在 function.ts 文件中，我们定义了函数名称、参数、逻辑和返回类型。

在 function.ts 文件的顶部导入 inferenceQuestion 和 inferenceSentiment 函数。（我们将在本教程后面介绍这些函数中的逻辑。）

/* global console */
import { inferenceQuestion } from "./bert/inferenceQuestion";
import { inferenceSentiment } from "./bert/inferenceSentiment";

接下来添加 sentiment 和 question 函数。

/**
* Returns the sentiment of a string.
* @customfunction
* @param text Text string
* @returns sentiment string.
*/
export async function sentiment(text: string): Promise<string> {
const result = await inferenceSentiment(text);
console.log(result[1][0]);
return result[1][0].toString();
}
/**
 * Returns the sentiment of a string.
 * @customfunction
 * @param question Question string
 * @param context Context string
 * @returns answer string.
 */
export async function question(question: string, context: string): Promise<string> {
const result = await inferenceQuestion(question, context);
if (result.length > 0) {
    console.log(result[0].text);
    return result[0].text.toString();
}
return "Unable to find answer";
}

`inferenceQuestion.ts` 文件

inferenceQuestion.ts 文件包含处理问答 BERT 模型的逻辑。该模型是使用本教程创建的。然后我们使用 ORT 量化工具来减小模型的大小。在此处了解有关量化的更多信息。

首先从 question_answer.ts 导入 onnxruntime-web 和辅助函数。question_answer.ts 是在此处找到的 tensorflow 示例的编辑版本。您可以在此项目的源代码此处找到编辑后的版本。

/* eslint-disable no-undef */
import * as ort from "onnxruntime-web";
import { create_model_input, Feature, getBestAnswers, Answer } from "./utils/question_answer";

inferenceQuestion 函数将接收问题和上下文，并根据推理结果提供答案。然后我们设置模型的路径。该路径是在 webpack.config.js 中使用 CopyWebpackPlugin 设置的。此插件在构建时将所需的资产复制到 dist 文件夹。

export async function inferenceQuestion(question: string, context: string): Promise<Answer[]> {
  const model: string = "./bert-large-uncased-int8.onnx";

现在让我们创建 ONNX Runtime 推理会话并设置选项。在此处了解所有 SessionOptions 的更多信息。
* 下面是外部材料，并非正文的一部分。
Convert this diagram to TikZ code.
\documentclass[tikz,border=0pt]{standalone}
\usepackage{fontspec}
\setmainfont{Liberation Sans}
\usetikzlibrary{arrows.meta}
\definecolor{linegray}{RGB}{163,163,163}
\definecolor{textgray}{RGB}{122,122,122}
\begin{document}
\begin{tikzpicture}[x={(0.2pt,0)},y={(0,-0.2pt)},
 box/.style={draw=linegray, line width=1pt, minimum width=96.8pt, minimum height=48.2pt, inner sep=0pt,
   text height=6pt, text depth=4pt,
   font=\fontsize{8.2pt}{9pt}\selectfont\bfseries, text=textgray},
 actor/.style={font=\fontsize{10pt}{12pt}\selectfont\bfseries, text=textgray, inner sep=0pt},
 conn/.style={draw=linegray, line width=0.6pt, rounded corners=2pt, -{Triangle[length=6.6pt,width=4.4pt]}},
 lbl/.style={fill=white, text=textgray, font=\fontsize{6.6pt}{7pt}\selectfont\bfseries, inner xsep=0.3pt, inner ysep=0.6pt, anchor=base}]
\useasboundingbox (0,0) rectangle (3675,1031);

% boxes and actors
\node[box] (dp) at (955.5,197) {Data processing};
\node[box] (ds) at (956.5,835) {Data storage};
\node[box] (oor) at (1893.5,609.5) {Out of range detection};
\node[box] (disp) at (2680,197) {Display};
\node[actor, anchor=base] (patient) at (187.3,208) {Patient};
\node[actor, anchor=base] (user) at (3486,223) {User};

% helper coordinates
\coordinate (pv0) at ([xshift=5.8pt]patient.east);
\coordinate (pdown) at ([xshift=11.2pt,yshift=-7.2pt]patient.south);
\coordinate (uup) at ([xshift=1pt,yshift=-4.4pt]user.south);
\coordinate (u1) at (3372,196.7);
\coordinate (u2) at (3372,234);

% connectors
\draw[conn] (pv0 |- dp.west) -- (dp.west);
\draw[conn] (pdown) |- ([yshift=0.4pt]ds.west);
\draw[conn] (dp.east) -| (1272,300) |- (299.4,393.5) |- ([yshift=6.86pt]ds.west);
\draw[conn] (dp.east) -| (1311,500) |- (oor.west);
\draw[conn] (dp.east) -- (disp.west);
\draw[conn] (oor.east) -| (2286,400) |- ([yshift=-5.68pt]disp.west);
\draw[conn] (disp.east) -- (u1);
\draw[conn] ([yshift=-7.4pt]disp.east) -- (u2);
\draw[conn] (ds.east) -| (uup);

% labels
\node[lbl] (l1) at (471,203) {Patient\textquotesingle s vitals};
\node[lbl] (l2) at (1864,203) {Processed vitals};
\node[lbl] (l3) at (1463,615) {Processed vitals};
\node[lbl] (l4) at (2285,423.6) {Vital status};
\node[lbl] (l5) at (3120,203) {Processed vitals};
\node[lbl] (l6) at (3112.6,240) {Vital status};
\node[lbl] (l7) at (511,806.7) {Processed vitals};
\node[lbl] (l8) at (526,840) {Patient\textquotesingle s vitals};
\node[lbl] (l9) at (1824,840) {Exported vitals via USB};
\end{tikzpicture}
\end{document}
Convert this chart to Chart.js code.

  // create session, set options
  const options: ort.InferenceSession.SessionOptions = {
    executionProviders: ["wasm"],
    // executionProviders: ['webgl']
    graphOptimizationLevel: "all",
  };
  console.log("Creating session");
  const session = await ort.InferenceSession.create(model, options);

接下来，我们使用 question_answer.ts 中的 create_model_input 函数对 question 和 context 进行编码。这将返回 Feature。

  // Get encoded ids from text tokenizer.
  const encoded: Feature = await create_model_input(question, context);
  console.log("encoded", encoded);

  export interface Feature {
    input_ids: Array<any>;
    input_mask: Array<any>;
    segment_ids: Array<any>;
    origTokens: Token[];
    tokenToOrigMap: { [key: number]: number };
}

既然我们有了编码的 Feature，我们需要创建类型为 BigInt 的数组（input_ids、attention_mask 和 token_type_ids）来创建 ort.Tensor 输入。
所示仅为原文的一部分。